> _SET EXERCISE_
Everything from the first line of the entries below through the line holding "ax2 = fig.add_axes([0.556, 0.141, 0.4405, 0.823])" must be printed exactly as written.

> _DATA FOR THE TASK_
━━━━━━━━━━━━━━━━━━━━
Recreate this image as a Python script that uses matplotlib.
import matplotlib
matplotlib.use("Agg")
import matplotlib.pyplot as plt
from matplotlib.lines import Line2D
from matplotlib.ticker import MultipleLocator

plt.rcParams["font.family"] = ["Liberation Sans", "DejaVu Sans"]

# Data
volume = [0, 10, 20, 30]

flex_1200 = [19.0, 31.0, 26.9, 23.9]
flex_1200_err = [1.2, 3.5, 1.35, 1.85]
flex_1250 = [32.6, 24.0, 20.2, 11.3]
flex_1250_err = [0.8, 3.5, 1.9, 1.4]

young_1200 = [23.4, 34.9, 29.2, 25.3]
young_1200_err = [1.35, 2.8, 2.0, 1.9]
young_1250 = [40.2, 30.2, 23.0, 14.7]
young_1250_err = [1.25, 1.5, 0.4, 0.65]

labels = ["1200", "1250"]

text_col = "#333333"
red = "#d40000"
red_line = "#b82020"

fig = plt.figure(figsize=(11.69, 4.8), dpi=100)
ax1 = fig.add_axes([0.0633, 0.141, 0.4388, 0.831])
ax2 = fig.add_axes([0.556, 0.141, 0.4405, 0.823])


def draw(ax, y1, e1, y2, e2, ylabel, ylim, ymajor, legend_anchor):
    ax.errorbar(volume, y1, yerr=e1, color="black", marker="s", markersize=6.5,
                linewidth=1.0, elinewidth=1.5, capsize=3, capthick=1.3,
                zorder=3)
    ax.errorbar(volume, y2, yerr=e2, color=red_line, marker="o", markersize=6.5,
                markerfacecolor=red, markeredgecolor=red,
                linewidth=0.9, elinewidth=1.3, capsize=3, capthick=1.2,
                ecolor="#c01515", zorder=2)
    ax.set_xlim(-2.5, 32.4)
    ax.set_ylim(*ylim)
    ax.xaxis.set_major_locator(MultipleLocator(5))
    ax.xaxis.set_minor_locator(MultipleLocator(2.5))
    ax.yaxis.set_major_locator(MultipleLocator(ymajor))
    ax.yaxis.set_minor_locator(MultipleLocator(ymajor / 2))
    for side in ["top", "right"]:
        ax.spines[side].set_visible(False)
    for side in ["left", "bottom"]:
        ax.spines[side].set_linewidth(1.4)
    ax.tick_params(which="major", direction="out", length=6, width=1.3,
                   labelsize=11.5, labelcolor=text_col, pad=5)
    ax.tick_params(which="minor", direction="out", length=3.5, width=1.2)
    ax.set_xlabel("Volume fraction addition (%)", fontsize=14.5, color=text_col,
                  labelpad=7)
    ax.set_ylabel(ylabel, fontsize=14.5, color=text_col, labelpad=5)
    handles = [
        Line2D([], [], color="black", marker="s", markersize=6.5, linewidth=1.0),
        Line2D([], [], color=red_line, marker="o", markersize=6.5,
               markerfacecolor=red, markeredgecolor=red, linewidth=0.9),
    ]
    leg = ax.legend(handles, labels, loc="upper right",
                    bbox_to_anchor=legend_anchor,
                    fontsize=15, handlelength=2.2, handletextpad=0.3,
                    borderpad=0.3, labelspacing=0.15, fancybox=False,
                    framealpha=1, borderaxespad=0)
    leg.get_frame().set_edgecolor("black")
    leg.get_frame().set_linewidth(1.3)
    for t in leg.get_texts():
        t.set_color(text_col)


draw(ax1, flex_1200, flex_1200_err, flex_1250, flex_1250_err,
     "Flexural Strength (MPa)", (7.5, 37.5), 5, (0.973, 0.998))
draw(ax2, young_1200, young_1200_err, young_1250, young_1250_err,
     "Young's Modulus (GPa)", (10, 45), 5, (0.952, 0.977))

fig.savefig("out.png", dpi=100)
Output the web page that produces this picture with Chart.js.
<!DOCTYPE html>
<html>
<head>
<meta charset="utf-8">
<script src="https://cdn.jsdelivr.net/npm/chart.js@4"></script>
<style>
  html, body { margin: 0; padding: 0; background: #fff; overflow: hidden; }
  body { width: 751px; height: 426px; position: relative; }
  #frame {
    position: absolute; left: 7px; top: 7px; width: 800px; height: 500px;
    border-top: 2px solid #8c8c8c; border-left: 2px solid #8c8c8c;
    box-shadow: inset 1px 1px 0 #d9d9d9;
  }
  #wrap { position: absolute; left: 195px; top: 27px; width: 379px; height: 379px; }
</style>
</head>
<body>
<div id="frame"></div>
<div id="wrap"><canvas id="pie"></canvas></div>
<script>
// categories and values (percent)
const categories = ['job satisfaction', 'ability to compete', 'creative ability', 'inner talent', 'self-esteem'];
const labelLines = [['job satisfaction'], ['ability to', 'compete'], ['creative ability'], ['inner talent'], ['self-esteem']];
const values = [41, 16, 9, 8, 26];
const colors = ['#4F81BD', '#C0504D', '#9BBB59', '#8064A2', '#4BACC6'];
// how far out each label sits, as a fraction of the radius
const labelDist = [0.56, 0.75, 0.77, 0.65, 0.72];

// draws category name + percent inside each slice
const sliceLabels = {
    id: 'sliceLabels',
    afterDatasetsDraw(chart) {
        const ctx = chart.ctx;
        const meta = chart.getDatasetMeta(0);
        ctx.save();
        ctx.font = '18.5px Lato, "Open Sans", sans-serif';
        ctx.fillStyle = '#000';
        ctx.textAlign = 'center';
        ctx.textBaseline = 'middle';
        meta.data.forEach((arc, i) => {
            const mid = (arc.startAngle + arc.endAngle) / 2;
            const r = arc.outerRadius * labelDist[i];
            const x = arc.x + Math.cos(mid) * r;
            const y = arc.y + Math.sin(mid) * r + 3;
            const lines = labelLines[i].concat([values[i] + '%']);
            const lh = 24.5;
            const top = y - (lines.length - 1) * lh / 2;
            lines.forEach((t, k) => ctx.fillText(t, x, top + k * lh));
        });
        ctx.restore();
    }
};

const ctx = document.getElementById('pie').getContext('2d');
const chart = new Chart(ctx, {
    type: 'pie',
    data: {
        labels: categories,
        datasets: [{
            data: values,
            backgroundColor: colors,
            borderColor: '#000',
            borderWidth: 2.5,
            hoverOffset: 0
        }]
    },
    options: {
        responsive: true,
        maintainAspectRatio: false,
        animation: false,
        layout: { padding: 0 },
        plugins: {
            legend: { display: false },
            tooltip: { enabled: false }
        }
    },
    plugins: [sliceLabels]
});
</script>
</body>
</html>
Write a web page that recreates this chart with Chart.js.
━━━━━━━━━━━━━━━━━━━━
> _TASK RESULT_
Recreate this image as a Python script that uses matplotlib.
import matplotlib
matplotlib.use("Agg")
import matplotlib.pyplot as plt
from matplotlib.lines import Line2D
from matplotlib.ticker import MultipleLocator

plt.rcParams["font.family"] = ["Liberation Sans", "DejaVu Sans"]

# Data
volume = [0, 10, 20, 30]

flex_1200 = [19.0, 31.0, 26.9, 23.9]
flex_1200_err = [1.2, 3.5, 1.35, 1.85]
flex_1250 = [32.6, 24.0, 20.2, 11.3]
flex_1250_err = [0.8, 3.5, 1.9, 1.4]

young_1200 = [23.4, 34.9, 29.2, 25.3]
young_1200_err = [1.35, 2.8, 2.0, 1.9]
young_1250 = [40.2, 30.2, 23.0, 14.7]
young_1250_err = [1.25, 1.5, 0.4, 0.65]

labels = ["1200", "1250"]

text_col = "#333333"
red = "#d40000"
red_line = "#b82020"

fig = plt.figure(figsize=(11.69, 4.8), dpi=100)
ax1 = fig.add_axes([0.0633, 0.141, 0.4388, 0.831])
ax2 = fig.add_axes([0.556, 0.141, 0.4405, 0.823])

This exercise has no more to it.